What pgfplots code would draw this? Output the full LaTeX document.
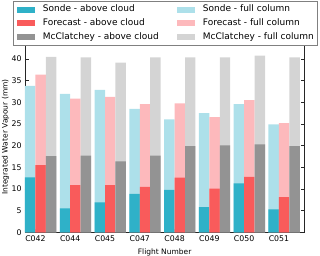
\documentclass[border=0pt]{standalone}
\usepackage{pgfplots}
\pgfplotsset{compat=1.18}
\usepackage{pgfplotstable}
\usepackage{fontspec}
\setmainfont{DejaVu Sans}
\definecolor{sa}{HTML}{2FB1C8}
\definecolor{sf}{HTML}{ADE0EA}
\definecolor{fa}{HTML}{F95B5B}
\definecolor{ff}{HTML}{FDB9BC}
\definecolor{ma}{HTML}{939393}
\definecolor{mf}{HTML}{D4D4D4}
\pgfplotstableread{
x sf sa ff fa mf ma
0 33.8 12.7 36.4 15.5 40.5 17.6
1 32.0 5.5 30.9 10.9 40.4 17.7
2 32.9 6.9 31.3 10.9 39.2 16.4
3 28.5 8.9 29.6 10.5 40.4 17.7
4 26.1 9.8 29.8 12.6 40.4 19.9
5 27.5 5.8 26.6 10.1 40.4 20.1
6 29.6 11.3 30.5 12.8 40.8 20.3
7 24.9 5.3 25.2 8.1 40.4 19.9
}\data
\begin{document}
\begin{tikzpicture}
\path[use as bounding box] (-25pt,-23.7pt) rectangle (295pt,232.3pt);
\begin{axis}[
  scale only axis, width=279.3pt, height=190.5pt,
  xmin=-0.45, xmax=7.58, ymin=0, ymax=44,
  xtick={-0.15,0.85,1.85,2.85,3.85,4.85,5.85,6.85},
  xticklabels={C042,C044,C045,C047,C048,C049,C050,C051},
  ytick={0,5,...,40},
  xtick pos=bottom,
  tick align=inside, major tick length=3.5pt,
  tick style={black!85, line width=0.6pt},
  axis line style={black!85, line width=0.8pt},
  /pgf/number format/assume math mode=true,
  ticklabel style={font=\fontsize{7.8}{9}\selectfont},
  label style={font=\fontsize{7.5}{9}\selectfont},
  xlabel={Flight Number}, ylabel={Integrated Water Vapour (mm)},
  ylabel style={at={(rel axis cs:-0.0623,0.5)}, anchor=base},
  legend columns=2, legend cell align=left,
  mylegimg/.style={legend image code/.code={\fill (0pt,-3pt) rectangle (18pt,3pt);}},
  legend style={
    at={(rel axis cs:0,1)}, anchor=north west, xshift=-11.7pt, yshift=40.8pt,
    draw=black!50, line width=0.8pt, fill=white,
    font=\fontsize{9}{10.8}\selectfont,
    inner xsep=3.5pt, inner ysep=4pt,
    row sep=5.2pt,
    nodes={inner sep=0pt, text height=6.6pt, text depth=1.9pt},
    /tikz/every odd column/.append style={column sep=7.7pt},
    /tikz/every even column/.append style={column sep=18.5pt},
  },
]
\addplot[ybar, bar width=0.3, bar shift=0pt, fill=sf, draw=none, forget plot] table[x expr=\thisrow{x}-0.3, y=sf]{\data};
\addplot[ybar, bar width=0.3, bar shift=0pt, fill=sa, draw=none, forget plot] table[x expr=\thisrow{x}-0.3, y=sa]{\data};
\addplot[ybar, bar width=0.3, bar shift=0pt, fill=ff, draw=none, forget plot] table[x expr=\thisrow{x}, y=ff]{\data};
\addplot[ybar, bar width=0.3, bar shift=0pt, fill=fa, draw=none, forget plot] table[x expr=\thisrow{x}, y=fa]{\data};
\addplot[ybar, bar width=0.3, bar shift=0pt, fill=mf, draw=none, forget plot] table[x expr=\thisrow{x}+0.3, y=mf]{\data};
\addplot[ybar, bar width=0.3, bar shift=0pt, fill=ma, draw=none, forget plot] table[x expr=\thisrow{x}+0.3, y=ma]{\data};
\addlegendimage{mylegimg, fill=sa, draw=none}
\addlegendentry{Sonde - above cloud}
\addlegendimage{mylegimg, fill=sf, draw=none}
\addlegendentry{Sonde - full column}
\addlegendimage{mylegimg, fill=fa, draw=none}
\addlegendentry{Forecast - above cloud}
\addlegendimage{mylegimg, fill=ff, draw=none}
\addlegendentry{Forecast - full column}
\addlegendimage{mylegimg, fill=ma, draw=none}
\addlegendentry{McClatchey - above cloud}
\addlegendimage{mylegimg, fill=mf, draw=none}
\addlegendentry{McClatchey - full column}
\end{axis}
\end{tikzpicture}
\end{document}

================

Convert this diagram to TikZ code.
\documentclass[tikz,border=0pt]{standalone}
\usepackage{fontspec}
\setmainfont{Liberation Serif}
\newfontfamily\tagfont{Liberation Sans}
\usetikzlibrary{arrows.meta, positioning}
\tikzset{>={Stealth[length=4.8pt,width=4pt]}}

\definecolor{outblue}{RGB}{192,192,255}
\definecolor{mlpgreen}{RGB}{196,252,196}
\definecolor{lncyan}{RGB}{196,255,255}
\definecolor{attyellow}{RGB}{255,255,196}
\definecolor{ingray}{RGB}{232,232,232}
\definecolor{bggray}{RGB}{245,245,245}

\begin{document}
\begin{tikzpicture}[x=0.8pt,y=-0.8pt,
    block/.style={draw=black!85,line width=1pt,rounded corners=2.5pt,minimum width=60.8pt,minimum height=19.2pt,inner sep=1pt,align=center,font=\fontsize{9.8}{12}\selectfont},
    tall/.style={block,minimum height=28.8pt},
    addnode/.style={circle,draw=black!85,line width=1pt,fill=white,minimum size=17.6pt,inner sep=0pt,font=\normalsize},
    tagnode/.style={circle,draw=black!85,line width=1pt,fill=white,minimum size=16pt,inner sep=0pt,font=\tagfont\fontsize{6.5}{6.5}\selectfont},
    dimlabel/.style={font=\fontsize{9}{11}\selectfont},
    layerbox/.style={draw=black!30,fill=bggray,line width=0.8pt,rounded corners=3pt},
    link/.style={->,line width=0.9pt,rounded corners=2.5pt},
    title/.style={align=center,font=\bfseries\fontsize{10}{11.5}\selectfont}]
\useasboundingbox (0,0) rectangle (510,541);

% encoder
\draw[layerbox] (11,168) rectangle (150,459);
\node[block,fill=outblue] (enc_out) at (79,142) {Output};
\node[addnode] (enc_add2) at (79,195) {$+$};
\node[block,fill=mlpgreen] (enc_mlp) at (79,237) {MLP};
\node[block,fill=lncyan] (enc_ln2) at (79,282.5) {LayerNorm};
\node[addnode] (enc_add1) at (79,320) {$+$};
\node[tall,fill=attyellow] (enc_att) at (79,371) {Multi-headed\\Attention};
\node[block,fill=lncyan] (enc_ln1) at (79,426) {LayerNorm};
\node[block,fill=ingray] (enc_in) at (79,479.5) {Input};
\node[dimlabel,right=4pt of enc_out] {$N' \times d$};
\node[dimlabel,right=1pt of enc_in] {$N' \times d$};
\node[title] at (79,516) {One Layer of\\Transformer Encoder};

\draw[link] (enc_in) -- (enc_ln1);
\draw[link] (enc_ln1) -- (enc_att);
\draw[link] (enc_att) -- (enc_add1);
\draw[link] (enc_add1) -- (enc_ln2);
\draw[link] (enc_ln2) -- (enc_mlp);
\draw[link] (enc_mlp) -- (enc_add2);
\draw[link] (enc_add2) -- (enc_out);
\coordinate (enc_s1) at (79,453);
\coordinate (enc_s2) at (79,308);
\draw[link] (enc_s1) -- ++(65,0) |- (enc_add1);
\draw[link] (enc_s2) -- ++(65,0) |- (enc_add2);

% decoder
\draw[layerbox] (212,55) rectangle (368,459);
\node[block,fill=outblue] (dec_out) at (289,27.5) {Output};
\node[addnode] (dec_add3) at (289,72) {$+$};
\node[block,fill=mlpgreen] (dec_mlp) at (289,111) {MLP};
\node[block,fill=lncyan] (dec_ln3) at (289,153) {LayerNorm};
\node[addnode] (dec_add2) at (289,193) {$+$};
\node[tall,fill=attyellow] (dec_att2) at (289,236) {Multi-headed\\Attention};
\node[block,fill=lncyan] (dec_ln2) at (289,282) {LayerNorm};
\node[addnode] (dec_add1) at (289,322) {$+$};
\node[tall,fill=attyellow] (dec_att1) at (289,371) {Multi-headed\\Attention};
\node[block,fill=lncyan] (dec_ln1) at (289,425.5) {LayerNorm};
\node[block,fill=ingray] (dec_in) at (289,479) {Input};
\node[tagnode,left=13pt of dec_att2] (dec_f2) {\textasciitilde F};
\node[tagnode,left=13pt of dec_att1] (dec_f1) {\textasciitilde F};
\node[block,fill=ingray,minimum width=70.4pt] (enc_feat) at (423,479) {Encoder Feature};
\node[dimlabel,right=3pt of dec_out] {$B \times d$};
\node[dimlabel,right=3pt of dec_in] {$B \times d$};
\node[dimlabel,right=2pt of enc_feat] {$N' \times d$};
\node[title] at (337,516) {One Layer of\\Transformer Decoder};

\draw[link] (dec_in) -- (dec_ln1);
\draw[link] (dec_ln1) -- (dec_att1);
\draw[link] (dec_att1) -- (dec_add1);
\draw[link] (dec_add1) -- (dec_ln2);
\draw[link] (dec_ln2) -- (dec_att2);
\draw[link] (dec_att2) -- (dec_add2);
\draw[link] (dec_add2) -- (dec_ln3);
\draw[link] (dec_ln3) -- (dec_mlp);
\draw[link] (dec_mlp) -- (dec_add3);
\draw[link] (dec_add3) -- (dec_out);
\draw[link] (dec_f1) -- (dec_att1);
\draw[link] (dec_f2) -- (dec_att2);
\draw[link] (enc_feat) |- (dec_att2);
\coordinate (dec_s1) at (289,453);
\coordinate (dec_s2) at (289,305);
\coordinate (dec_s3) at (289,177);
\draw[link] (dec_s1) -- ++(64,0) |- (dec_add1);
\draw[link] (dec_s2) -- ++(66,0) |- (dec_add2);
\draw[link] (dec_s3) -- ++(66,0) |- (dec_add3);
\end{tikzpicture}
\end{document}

================

» Stated task
Select the lines that carry the string "full" and copy them.

» In response
What pgfplots code would draw this? Output the full LaTeX document.
\addlegendentry{Sonde - full column}
\addlegendentry{Forecast - full column}
\addlegendentry{McClatchey - full column}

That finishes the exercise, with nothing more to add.